Lis Carey Review: The Strange Case of the Moderate Extremists

The Strange Case of the Moderate Extremists (Detective Varg #0.8), by Alexander McCall Smith
Penguin Random House, ISBN 9781984898524, February 2019

Review by Lis Carey: Detective Ulf Varg is the head of the Department of Sensitive Crimes for the Malmö police. It’s important to understand that this is not the Special Victims Unit. The cases they get are…strange. Odd. Possibly a bit weird, sometimes.

The case that comes to them, one fine morning, involves a champion pedigreed cat, a Burmese, belonging to a breeder of Oriental cats. The breeder, with this particular cat, attended a cat show. The cat was bred to a champion male, and the entire expected litter was pre-sold.

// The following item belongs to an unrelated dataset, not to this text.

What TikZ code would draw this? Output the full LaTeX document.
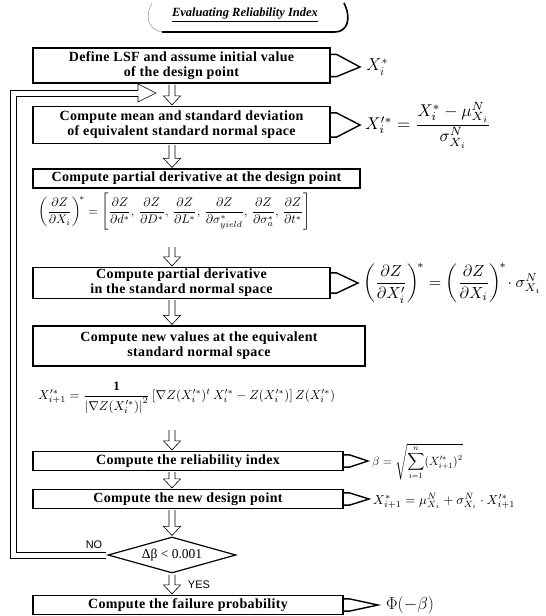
\documentclass[tikz,border=0pt]{standalone}
\usepackage{fontspec}
\setmainfont{Liberation Serif}
\setsansfont{Liberation Sans}
\newfontfamily\boxfont{Liberation Serif}[LetterSpace=2.5]
\usepackage{amsmath}
\usepackage{graphicx}
\usetikzlibrary{shapes.geometric,calc}

\tikzset{
  box/.style={draw, line width=1.2pt, font=\boxfont\bfseries\fontsize{14}{15}\selectfont, align=center, inner sep=0pt, anchor=center},
  harrowline/.style={draw, line width=0.6pt, fill=white, line join=miter},
  bracketline/.style={line width=1.4pt, line join=miter},
  fml/.style={inner sep=0pt, anchor=west},
  lbl/.style={font=\sffamily\fontsize{11}{11}\selectfont, inner sep=0pt},
  loopline/.style={draw=black, line width=0.8pt, line join=miter},
}

% hollow down arrow: from (#1) to (#2)
\newcommand\hdown[2]{%
  \draw[harrowline] let \p1=(#1), \p2=(#2) in
    (\x1-3pt,\y1-1pt) -- (\x1-3pt,\y2+10pt) -- (\x1-8.5pt,\y2+10pt) -- (\x1,\y2+1pt)
    -- (\x1+8.5pt,\y2+10pt) -- (\x1+3pt,\y2+10pt) -- (\x1+3pt,\y1-1pt);}
% bracket from box #1 to tip coordinate #2, vertical inset #3
\newcommand\brk[3]{%
  \draw[bracketline] let \p1=(#1.north east), \p2=(#1.south east), \p3=(#2) in
    (\x1-1pt,\y1-#3) -- (\x1+6pt,\y1-#3) -- (\p3) -- (\x1+6pt,\y2+#3) -- (\x1-1pt,\y2+#3);}

\begin{document}
\begin{tikzpicture}[x=1pt,y=-1pt]
\useasboundingbox (0,0) rectangle (546,616);

% title
\node[font=\bfseries\itshape\fontsize{12.5}{13}\selectfont, inner sep=0pt] (title) at (245,15) {\underline{Evaluating Reliability Index}};
\draw[line width=0.4pt, gray] (152,3) .. controls (145,16) and (147,29) .. (162,32);
\draw[line width=1.6pt] (162,32) -- (335,32) .. controls (347,32) and (352,19) .. (344,3);

\coordinate (ax) at (172,0);

% boxes
\node[box, minimum width=297pt, minimum height=35pt] (b1) at (181.5,65.5) {Define LSF and assume initial value\\of the design point};
\node[box, minimum width=297pt, minimum height=37pt] (b2) at (181.5,125) {Compute mean and standard deviation\\of equivalent standard normal space};
\node[box, minimum width=327pt, minimum height=19pt] (b3) at (196.5,178.5) {Compute partial derivative at the design point};
\node[box, minimum width=297pt, minimum height=31pt] (b4) at (181.5,283) {Compute partial derivative\\in the standard normal space};
\node[box, minimum width=332pt, minimum height=40pt] (b5) at (199,346) {Compute new values at the equivalent\\standard normal space};
\node[box, minimum width=310pt, minimum height=19pt] (b6) at (188,461) {Compute the reliability index};
\node[box, minimum width=310pt, minimum height=19pt] (b7) at (188,499) {Compute the new design point};
\node[draw, diamond, line width=1.2pt, minimum width=128pt, minimum height=36pt, aspect=3.5, inner sep=0pt, font=\fontsize{13.5}{14}\selectfont] (dia) at (172,555) {Δβ < 0.001};
\node[box, minimum width=310pt, minimum height=19pt] (b8) at (188,605) {Compute the failure probability};

% formulas
\coordinate (t1) at (360,67);
\node[fml, font=\fontsize{17}{17}\selectfont] (f1) at (366,67) {$X_i^{*}$};
\coordinate (t2) at (360,125);
\node[fml] (f2) at (365,125) {\resizebox{126pt}{!}{$X_i^{\prime *} = \dfrac{X_i^{*}-\mu^{N}_{X_i}}{\sigma^{N}_{X_i}}$}};
\node[fml] (f3) at (38,212) {\resizebox{272pt}{!}{$\left(\dfrac{\partial Z}{\partial X_i}\right)^{\!*} = \left[\dfrac{\partial Z}{\partial d^{*}},\, \dfrac{\partial Z}{\partial D^{*}},\, \dfrac{\partial Z}{\partial L^{*}},\, \dfrac{\partial Z}{\partial \sigma^{*}_{yield}},\, \dfrac{\partial Z}{\partial \sigma^{*}_{a}},\, \dfrac{\partial Z}{\partial t^{*}}\right]$}};
\coordinate (t4) at (358,283);
\node[fml] (f4) at (363,283) {\resizebox{178pt}{!}{$\left(\dfrac{\partial Z}{\partial X_i^{\prime}}\right)^{\!*} = \left(\dfrac{\partial Z}{\partial X_i}\right)^{\!*}\!\cdot \sigma^{N}_{X_i}$}};
\node[fml] (f5) at (38,398) {\resizebox{297pt}{!}{$X^{\prime *}_{i+1} = \dfrac{\mathbf{1}}{\left|\nabla Z(X^{\prime *}_{i})\right|^{2}}\left[\nabla Z(X^{\prime *}_{i})^{t}\, X^{\prime *}_{i} - Z(X^{\prime *}_{i})\right] Z(X^{\prime *}_{i})$}};
\coordinate (t6) at (368,461);
\node[fml, font=\fontsize{12}{12}\selectfont] (f6) at (372,462) {$\beta = \sqrt{\displaystyle\sum_{i=1}^{n} (X^{\prime *}_{i+1})^{2}}$};
\coordinate (t7) at (369,499);
\node[fml] (f7) at (373,501) {\resizebox{142pt}{!}{$X^{*}_{i+1} = \mu^{N}_{X_i} + \sigma^{N}_{X_i}\cdot X^{\prime *}_{i+1}$}};
\coordinate (t8) at (378,605);
\node[fml, font=\fontsize{16}{16}\selectfont] (f8) at (386,605) {$\Phi(-\beta)$};

% brackets
\brk{b1}{t1}{7pt}
\brk{b2}{t2}{7pt}
\brk{b4}{t4}{6pt}
\brk{b6}{t6}{4pt}
\brk{b7}{t7}{4pt}
\brk{b8}{t8}{4pt}

% arrows
\coordinate (a3) at (172,246);
\coordinate (a5) at (172,429);
\hdown{b1.south -| ax}{b2.north -| ax}
\hdown{b2.south -| ax}{b3.north -| ax}
\hdown{a3}{b4.north -| ax}
\hdown{b4.south -| ax}{b5.north -| ax}
\hdown{a5}{b6.north -| ax}
\hdown{b6.south -| ax}{b7.north -| ax}
\hdown{b7.south -| ax}{dia.north}
\hdown{dia.south}{b8.north -| ax}

% loop back (hollow double-line arrow)
\coordinate (lo1) at (10,558);
\coordinate (lo2) at (10,90);
\coordinate (lh1) at (138,90);
\coordinate (li1) at (16,552);
\coordinate (li2) at (16,96);
\coordinate (lh2) at (138,96);
\draw[loopline] ($(dia.west)+(-1,3)$) -- (lo1) -- (lo2) -- (lh1);
\draw[loopline] ($(dia.west)+(-1,-3)$) -- (li1) -- (li2) -- (lh2);
\draw[harrowline] (lh1) -- ($(lh1)+(0,-6)$) -- ($(lh1)+(18,3)$) -- ($(lh2)+(0,6)$) -- (lh2);

\node[lbl] (no) at (94,545) {NO};
\node[lbl] (yes) at (199,585) {YES};
\end{tikzpicture}
\end{document}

When the kittens were born, they were clearly not purebred Burmese, and the breeder has a huge problem.

One aspect of this is a rumor that her champion Burmese female wasn’t really purebred. A story then emerges that a person, never seen clearly enough to be identified, snuck in a big, rangy, street tom, and put him into the Burmese female’s crate. Nature took its course, and the mixed-breed litter was the result. Sabotage, rather than fraud.

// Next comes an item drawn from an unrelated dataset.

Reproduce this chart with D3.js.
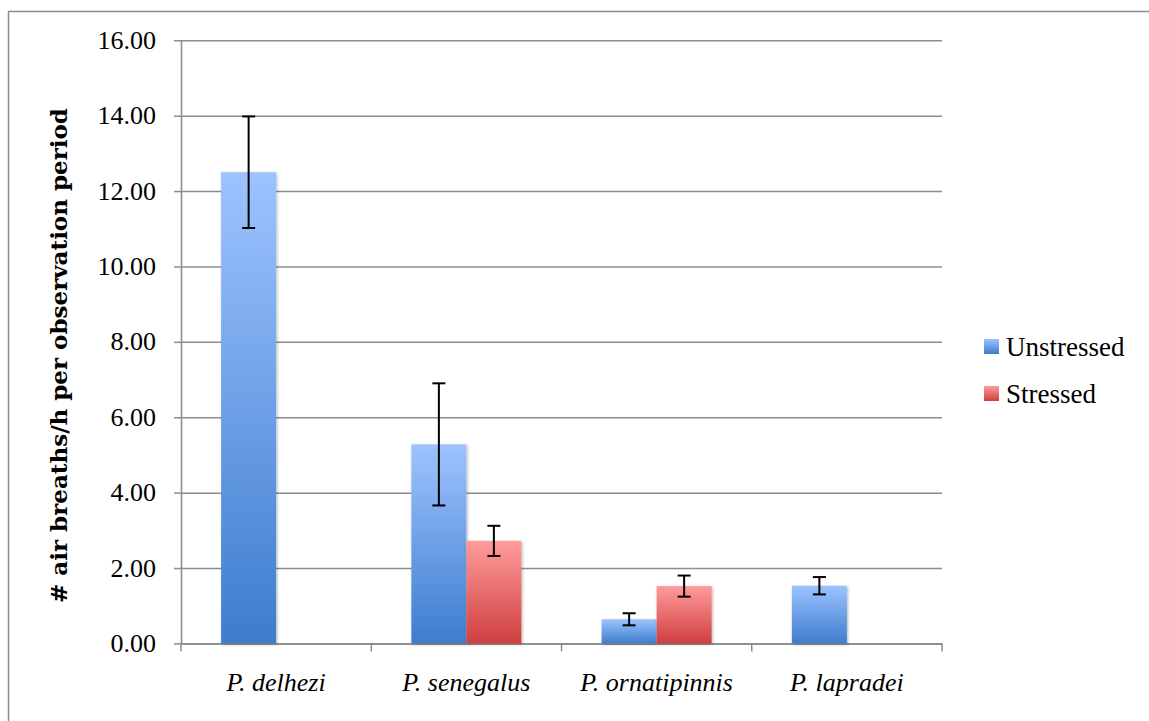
<!DOCTYPE html>
<html><head><meta charset="utf-8">
<script src="https://cdn.jsdelivr.net/npm/d3@7"></script>
<style>html,body{margin:0;padding:0;background:#fff;}svg{display:block;}</style>
</head><body>
<svg id="chart" width="1149" height="721"></svg>
<script>
const categories = ["P. delhezi", "P. senegalus", "P. ornatipinnis", "P. lapradei"];
const seriesNames = ["Unstressed", "Stressed"];
const unstressedValues = [12.50, 5.28, 0.64, 1.53];
const unstressedErrors = [1.48, 1.62, 0.16, 0.23];
const stressedValues = [null, 2.72, 1.52, null];
const stressedErrors = [null, 0.40, 0.28, null];
const yTicks = [0, 2, 4, 6, 8, 10, 12, 14, 16];
const yTitle = "# air breaths/h per observation period";

const svg = d3.select("#chart");
const W = 1149, H = 721;
const plot = {left: 181, right: 942, top: 40.3, bottom: 643.4};
const gridColor = "#8c8c8c";

const defs = svg.append("defs");
function grad(id, c1, c2) {
  const g = defs.append("linearGradient").attr("id", id)
    .attr("x1", 0).attr("y1", 0).attr("x2", 0).attr("y2", 1);
  g.append("stop").attr("offset", "0%").attr("stop-color", c1);
  g.append("stop").attr("offset", "100%").attr("stop-color", c2);
}
grad("gBlue", "#9dc3ff", "#3d7dcd");
grad("gRed", "#ff9b9b", "#cf3f3f");
const f = defs.append("filter").attr("id", "shadow")
  .attr("x", "-20%").attr("y", "-5%").attr("width", "140%").attr("height", "115%");
f.append("feDropShadow").attr("dx", 1).attr("dy", 1).attr("stdDeviation", 1.6)
  .attr("flood-color", "#000").attr("flood-opacity", 0.3);

// outer border
svg.append("rect").attr("x", 8.5).attr("y", 11.5).attr("width", W + 20).attr("height", H + 20)
  .attr("fill", "none").attr("stroke", gridColor).attr("stroke-width", 1.5);

const x = d3.scaleBand().domain(categories).range([plot.left, plot.right]).padding(0);
const xs = d3.scaleBand().domain(seriesNames).range([0, x.bandwidth()]).paddingInner(0).paddingOuter(0.7295);
const y = d3.scaleLinear().domain([0, 16]).range([plot.bottom, plot.top]);

// y axis with gridlines
const yAxis = d3.axisLeft(y).tickValues(yTicks).tickFormat(d3.format(".2f"))
  .tickSizeInner(-(plot.right - plot.left)).tickSizeOuter(0).tickPadding(18);
const gy = svg.append("g").attr("transform", `translate(${plot.left},0)`).call(yAxis);
gy.select(".domain").attr("stroke", gridColor).attr("stroke-width", 1.6);
gy.selectAll(".tick line").attr("stroke", gridColor).attr("stroke-width", 1.5);
gy.selectAll(".tick").append("line").attr("x1", -7).attr("x2", 0)
  .attr("stroke", gridColor).attr("stroke-width", 1.5);
gy.selectAll(".tick text").attr("x", -25).attr("dy", "0.31em")
  .style("font-family", "'Liberation Serif', serif").style("font-size", "26px").attr("fill", "#000");

// x axis
const xAxis = d3.axisBottom(x).tickSize(0).tickFormat("");
const gx = svg.append("g").attr("transform", `translate(0,${plot.bottom})`).call(xAxis);
gx.select(".domain").attr("stroke", gridColor).attr("stroke-width", 1.6);
const bounds = categories.map(c => x(c)).concat([x(categories[categories.length - 1]) + x.bandwidth()]);
gx.selectAll(".btick").data(bounds).enter().append("line").attr("class", "btick")
  .attr("x1", d => d).attr("x2", d => d).attr("y1", 0).attr("y2", 8)
  .attr("stroke", gridColor).attr("stroke-width", 1.5);
gx.selectAll(".clabel").data(categories).enter().append("text").attr("class", "clabel")
  .attr("x", d => x(d) + x.bandwidth() / 2).attr("y", 48)
  .attr("text-anchor", "middle").attr("fill", "#000")
  .style("font-family", "'Liberation Serif', serif").style("font-style", "italic").style("font-size", "26px")
  .text(d => d);

// bars
const data = [];
categories.forEach((c, i) => {
  if (unstressedValues[i] != null) data.push({c, s: "Unstressed", v: unstressedValues[i], e: unstressedErrors[i]});
  if (stressedValues[i] != null) data.push({c, s: "Stressed", v: stressedValues[i], e: stressedErrors[i]});
});
svg.append("g").selectAll("rect").data(data).enter().append("rect")
  .attr("x", d => x(d.c) + xs(d.s)).attr("width", xs.bandwidth())
  .attr("y", d => y(d.v)).attr("height", d => y(0) - y(d.v))
  .attr("fill", d => d.s === "Unstressed" ? "url(#gBlue)" : "url(#gRed)")
  .attr("filter", "url(#shadow)");

// error bars
const eg = svg.append("g").attr("stroke", "#000").attr("stroke-width", 2).attr("fill", "none");
data.forEach(d => {
  const cx = x(d.c) + xs(d.s) + xs.bandwidth() / 2;
  const y1 = y(d.v + d.e), y2 = y(d.v - d.e);
  eg.append("line").attr("x1", cx).attr("x2", cx).attr("y1", y1).attr("y2", y2);
  eg.append("line").attr("x1", cx - 6.5).attr("x2", cx + 6.5).attr("y1", y1).attr("y2", y1);
  eg.append("line").attr("x1", cx - 6.5).attr("x2", cx + 6.5).attr("y1", y2).attr("y2", y2);
});

// y title
svg.append("text").attr("transform", "translate(67,355.5) rotate(-90)")
  .attr("text-anchor", "middle")
  .style("font-family", "'DejaVu Serif', serif").style("font-weight", "bold").style("font-size", "23px")
  .text(yTitle);

// legend
const lg = svg.append("g");
seriesNames.forEach((s, i) => {
  const yy = 339 + i * 47;
  lg.append("rect").attr("x", 984).attr("y", yy).attr("width", 15).attr("height", 15)
    .attr("fill", s === "Unstressed" ? "url(#gBlue)" : "url(#gRed)");
  lg.append("text").attr("x", 1006).attr("y", yy + 16.7)
    .style("font-family", "'Liberation Serif', serif").style("font-size", "27px").text(s);
});
</script>
</body></html>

Ulf and his partner, Anna, have to figure out the truth.

That’s their official case. Ulf’s brother, Bjorn, is the leader of a political party called the Moderate Extremists. They have great ambitions, but they’re polling at about 1%, as are their main rivals, the Extreme Moderates. Ulf and Bjorn don’t see eye to eye on politics, at all, and maintain their closeness as brothers by not discussing politics, ever. So it’s a real surprise when Bjorn calls Ulf and asks for help with a political problem. Someone is leaking sensitive party information to their rivals, the Extreme Moderates. This could shake Bjorn’s position as the head of the Moderate Extremists.

Very, very reluctantly, Ulf agrees to do a quiet, private investigation.

If you’ve read McCall Smith’s other mysteries, you know hard-hitting crime investigation isn’t the point, here. It’s good people, some more good than others, trying to solve problems and make the world a little better. There are interesting and likable characters here, each with their own problems, and basic decency. It’s enjoyable.

No, I have no idea how McCall Smith’s depiction of at least part of Sweden’s political world will look to Swedes. My provisional assumption is that the specific parties mentioned are detached enough from reality to not cause any great offense,

I bought this story.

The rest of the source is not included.